Ryuichi Sakamoto has been around for quite some time now, not only creating music scores for more obscure films, but releasing solo work as well. Although his music has always sort of fallen into a classical category, he's also embraced more experimental (and the Dischord release from which the songs are culled goes in even different directions for him) elements of the music and it lends itself well to the remixing process. Not only that, but fortunately for those who haven't heard the originals of either song, they're included on the disc as well for comparison by the reworked versions.
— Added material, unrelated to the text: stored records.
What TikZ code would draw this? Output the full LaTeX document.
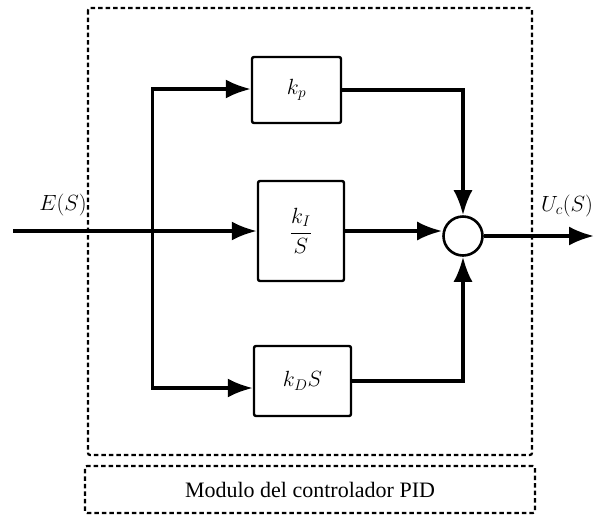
\documentclass[tikz,border=0pt]{standalone}
\usepackage{fix-cm}
\usepackage[no-math]{fontspec}
\setmainfont{Liberation Serif}
\usetikzlibrary{arrows.meta,calc}
\begin{document}
\begin{tikzpicture}[x=1pt,y=-1pt,
  font=\fontsize{22}{26}\selectfont,
  blockbox/.style={draw,line width=2.4pt,rounded corners=2pt,minimum width=#1,inner sep=0pt},
  sig/.style={line width=3.3pt,-{Latex[length=25pt,width=19pt]}},
  plain/.style={line width=3.3pt},
  frame/.style={draw,line width=2.2pt,dash pattern=on 4.5pt off 3pt,rounded corners=2pt},
  sumnode/.style={draw,circle,line width=2.6pt,minimum size=39pt,inner sep=0pt}]
\useasboundingbox (0,0) rectangle (594,515);

% controller frame and its caption box
\draw[frame] (88,8) rectangle (532,455);
\node[frame,minimum width=450pt,minimum height=47pt,inner sep=0pt] (cap) at (310,489.5) {Modulo del controlador PID};

% gain blocks
\node[blockbox=89pt,minimum height=66pt] (kp) at (296.5,90) {$k_p$};
\node[blockbox=86pt,minimum height=100pt] (ki) at (301,231) {$\displaystyle\frac{k_I}{S}$};
\node[blockbox=97pt,minimum height=70pt] (kd) at (302.5,381) {$k_DS$};

% summing junction
\node[sumnode] (sum) at (463,236) {};

% signal endpoints
\coordinate (in) at (13,231);
\coordinate (out) at (594,236);

\node (es) at (63,205) {$E(S)$};
\node (uc) at (567,206) {$U_c(S)$};

% input and branches
\draw[sig] (in) -- (ki.west);
\draw[sig] ($(kp.west)+(0,-1)$) ++(-98,0) coordinate (tp) (tp) -- ($(kp.west)+(0,-1)$);
\draw[sig] (kd.west |- 0,388) ++(-100,0) coordinate (bt) (bt) -- (kd.west |- 0,388);
\draw[plain,line cap=rect] (tp) -- (bt);

% outputs into the summing junction
\draw[sig] (kp.east) -| (sum.north);
\draw[sig] (ki.east) -- (sum.west |- ki.east);
\draw[sig] (kd.east) -| (sum.south);
\draw[sig] (sum.east) -- (out);
\end{tikzpicture}
\end{document}
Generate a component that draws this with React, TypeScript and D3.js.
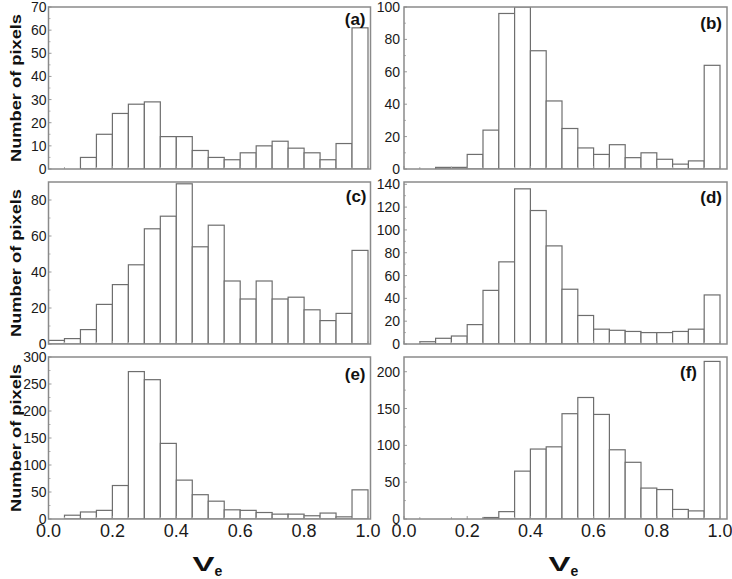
import * as d3 from 'd3';

// histogram bins (lower edge), bin width 0.05
const binStarts = [0, 0.05, 0.1, 0.15, 0.2, 0.25, 0.3, 0.35, 0.4, 0.45, 0.5, 0.55, 0.6, 0.65, 0.7, 0.75, 0.8, 0.85, 0.9, 0.95];
const binWidth = 0.05;

const countsA = [0, 0, 5, 15, 24, 28, 29, 14, 14, 8, 5, 4, 7, 10, 12, 9, 7, 4, 11, 61];
const countsB = [0, 0, 1, 1, 9, 24, 96, 100, 73, 42, 25, 13, 9, 15, 7, 10, 6, 3, 5, 64];
const countsC = [2, 3, 8, 22, 33, 44, 64, 71, 89, 54, 66, 35, 25, 35, 25, 26, 19, 13, 17, 52];
const countsD = [0, 2, 5, 7, 17, 47, 72, 136, 117, 86, 48, 25, 13, 12, 11, 10, 10, 11, 13, 43];
const countsE = [0, 7, 13, 16, 62, 273, 258, 140, 72, 45, 33, 17, 16, 12, 9, 9, 6, 11, 4, 54];
const countsF = [0, 0, 0, 0, 0, 2, 10, 65, 95, 98, 143, 165, 142, 94, 77, 42, 40, 13, 11, 214];

const ticksA = [0, 10, 20, 30, 40, 50, 60, 70];
const ticksB = [0, 20, 40, 60, 80, 100];
const ticksC = [0, 20, 40, 60, 80];
const ticksD = [0, 20, 40, 60, 80, 100, 120, 140];
const ticksE = [0, 50, 100, 150, 200, 250, 300];
const ticksF = [0, 50, 100, 150, 200];

const xTicks = [0, 0.2, 0.4, 0.6, 0.8, 1.0];
const panelNames = ['(a)', '(b)', '(c)', '(d)', '(e)', '(f)'];
const yTitle = 'Number of pixels';

// layout
const cols = [
  { x0: 48.5, x1: 368, right: 370.5, labelRight: 46.5 },
  { x0: 404, x1: 720, right: 727, labelRight: 400 },
];
const rows = [
  { top: 7, bottom: 169 },
  { top: 182, bottom: 344 },
  { top: 357, bottom: 519 },
];

const panels = [
  { counts: countsA, ticks: ticksA, yMax: 70, col: 0, row: 0, inset: 5, dy: 18 },
  { counts: countsB, ticks: ticksB, yMax: 100, col: 1, row: 0, inset: 5, dy: 22 },
  { counts: countsC, ticks: ticksC, yMax: 90, col: 0, row: 1, inset: 4, dy: 20 },
  { counts: countsD, ticks: ticksD, yMax: 142, col: 1, row: 1, inset: 5, dy: 21 },
  { counts: countsE, ticks: ticksE, yMax: 300, col: 0, row: 2, inset: 5, dy: 23 },
  { counts: countsF, ticks: ticksF, yMax: 220, col: 1, row: 2, inset: 30, dy: 21 },
];

const font = '"Liberation Sans", Arial, sans-serif';
const barStroke = '#6e6e6e';
const frameStroke = '#8a8a8a';

function Panel({ p, i }) {
  const c = cols[p.col];
  const r = rows[p.row];
  const x = d3.scaleLinear().domain([0, 1]).range([c.x0, c.x1]);
  const y = d3.scaleLinear().domain([0, p.yMax]).range([r.bottom, r.top]);
  const step = p.ticks[1] - p.ticks[0];
  const minor = d3.range(step / 2, p.yMax, step);
  const xMinor = d3.range(0.05, 1.0, 0.1);
  const clipId = `clip${i}`;

  return (
    <g>
      <clipPath id={clipId}>
        <rect x={c.x0} y={r.top} width={c.right - c.x0} height={r.bottom - r.top} />
      </clipPath>
      <g clipPath={`url(#${clipId})`}>
        {binStarts.map((b, k) =>
          p.counts[k] > 0 ? (
            <rect
              key={k}
              x={x(b)}
              y={y(p.counts[k])}
              width={x(b + binWidth) - x(b)}
              height={y(0) - y(p.counts[k])}
              fill="#fff"
              stroke={barStroke}
              strokeWidth={1.2}
            />
          ) : null,
        )}
      </g>
      {/* ticks point inward */}
      {p.ticks.map(t => (
        <line key={'yt' + t} x1={c.x0} x2={c.x0 + 3} y1={y(t)} y2={y(t)} stroke="#9a9a9a" strokeWidth={1} />
      ))}
      {minor.map(t => (
        <line key={'ym' + t} x1={c.x0} x2={c.x0 + 2} y1={y(t)} y2={y(t)} stroke="#b0b0b0" strokeWidth={1} />
      ))}
      {xTicks.map(t => (
        <line key={'xt' + t} x1={x(t)} x2={x(t)} y1={r.bottom} y2={r.bottom - 3} stroke="#9a9a9a" strokeWidth={1} />
      ))}
      {xMinor.map(t => (
        <line key={'xm' + t} x1={x(t)} x2={x(t)} y1={r.bottom} y2={r.bottom - 2} stroke="#b0b0b0" strokeWidth={1} />
      ))}
      <rect
        x={c.x0}
        y={r.top}
        width={c.right - c.x0}
        height={r.bottom - r.top}
        fill="none"
        stroke={frameStroke}
        strokeWidth={1.5}
      />
      {p.ticks.map(t => (
        <text
          key={'yl' + t}
          x={c.labelRight}
          y={y(t)}
          dy="0.36em"
          textAnchor="end"
          fontFamily={font}
          fontSize={14}
          fill="#1a1a1a"
        >
          {t}
        </text>
      ))}
      {p.row === 2 &&
        xTicks.map(t => (
          <text
            key={'xl' + t}
            x={x(t)}
            y={r.bottom + 18}
            textAnchor="middle"
            fontFamily={font}
            fontSize={18}
            fill="#1a1a1a"
          >
            {t.toFixed(1)}
          </text>
        ))}
      <text
        x={c.right - p.inset}
        y={r.top + p.dy}
        textAnchor="end"
        fontFamily={font}
        fontSize={17}
        fontWeight="bold"
        fill="#111"
      >
        {panelNames[i]}
      </text>
      {p.col === 0 && (
        <text
          transform={`translate(21, ${(r.top + r.bottom) / 2}) rotate(-90)`}
          textAnchor="middle"
          fontFamily={font}
          fontSize={15}
          fontWeight="bold"
          fill="#111"
          textLength={148}
          lengthAdjust="spacingAndGlyphs"
        >
          {yTitle}
        </text>
      )}
      {p.row === 2 && (
        <g>
          <text
            x={(c.x0 + c.right) / 2 - 17}
            y={571}
            fontFamily={font}
            fontSize={21}
            fontWeight="bold"
            fill="#111"
            textLength={22}
            lengthAdjust="spacingAndGlyphs"
          >
            V
          </text>
          <text
            x={(c.x0 + c.right) / 2 + 5}
            y={576}
            fontFamily={font}
            fontSize={14}
            fontWeight="bold"
            fill="#111"
          >
            e
          </text>
        </g>
      )}
    </g>
  );
}

export default function App() {
  return (
    <svg
      width={732}
      height={579}
      viewBox="0 0 732 579"
      style={{ position: 'absolute', left: 0, top: 0, background: '#fff' }}
    >
      <rect width={732} height={579} fill="#fff" />
      {panels.map((p, i) => (
        <Panel key={i} p={p} i={i} />
      ))}
    </svg>
  );
}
The album starts out with a super-long remix of "Salvation" by Ashley Beedle in which some thick analog synth is added for a nice growling while the rest of the track moves along with sort of an electro-funk groove. On the second track, J Swinscoe turns in a jazzy reworking of both "Prayer" and "Salvation" that swaggers along and doesn't even recall the originals. One of the best versions on the entire release is the off-kilter drum and bass remix by The Fink that encorporates parts of both of the original tracks. It manages to incorporate parts of the originals, but adds in all kinds of interesting noises and arrangements and moves back and forth from quiet and sweeping strings to stuttering rhythms.

After a long edit of the original "Salvation" (which is a beautiful string arrangement with a flute part and spoken word snippets), the album goes into a darker, more experimental mode with a soft, chirping mix by Panasonic, a haunting trip-hop mix by Andrea Parker, and a typically glitchy mix by Oval. It's almost a split down the middle with the front half of the disc in terms of mood, but it's also a nice change.

Actually, with 8 tracks and well over 50 minutes of music, this remix EP actually runs as long as many full lengths and goes through many different styles to keep things interesting (unlike many single or remix releases). While it runs the gamut from classical to weird electronic, it still manages to be fairly cohesive and flows very well from beginning to end. Also check out the companion release Anger/Grief.